Lorenzo Perrone (1904—1952) was one of a group of skilled Italian bricklayers working under contract who were transferred to Auschwitz to work on the camp's expansion plan. As such, he was a civilian worker, compensated for his work and not subjected to the abuses of camp inmates.
He met Primo Levi in the middle of 1944, whilst working on the construction of a wall at Monowitz. Levi overheard Perrone speak in his own dialect and a friendship between the two developed. Until December of that year, Perrone gave Levi daily additional food from his rations, saving his life. He enabled him to contact his family in Italy and gave him clothing to protect him from the cold.
Levi and Perrone remained in contact after the war, when Levi learnt that he had helped many others at Auschwitz. Suffering from depression, Perrone was never able to properly resume his life after his experiences around the camp.

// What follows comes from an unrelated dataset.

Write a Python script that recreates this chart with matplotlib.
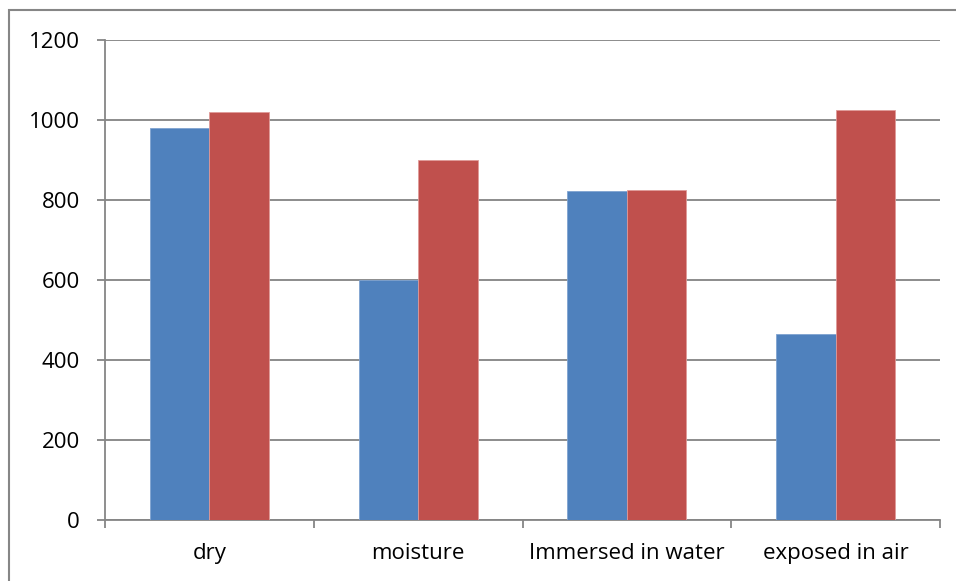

He died of tuberculosis in 1952; his death affected Levi profoundly, who always maintained that he had died of survivor's guilt.
The names of Levi's children were chosen in homage to Lorenzo: his daughter was Lisa Lorenza, and his son Renzo. Their friendship is detailed further in Levi's later work The Drowned and the Saved (1986).
In 1998, Perrone was included in the Righteous among the Nations by the Yad Vashem museum of Jerusalem.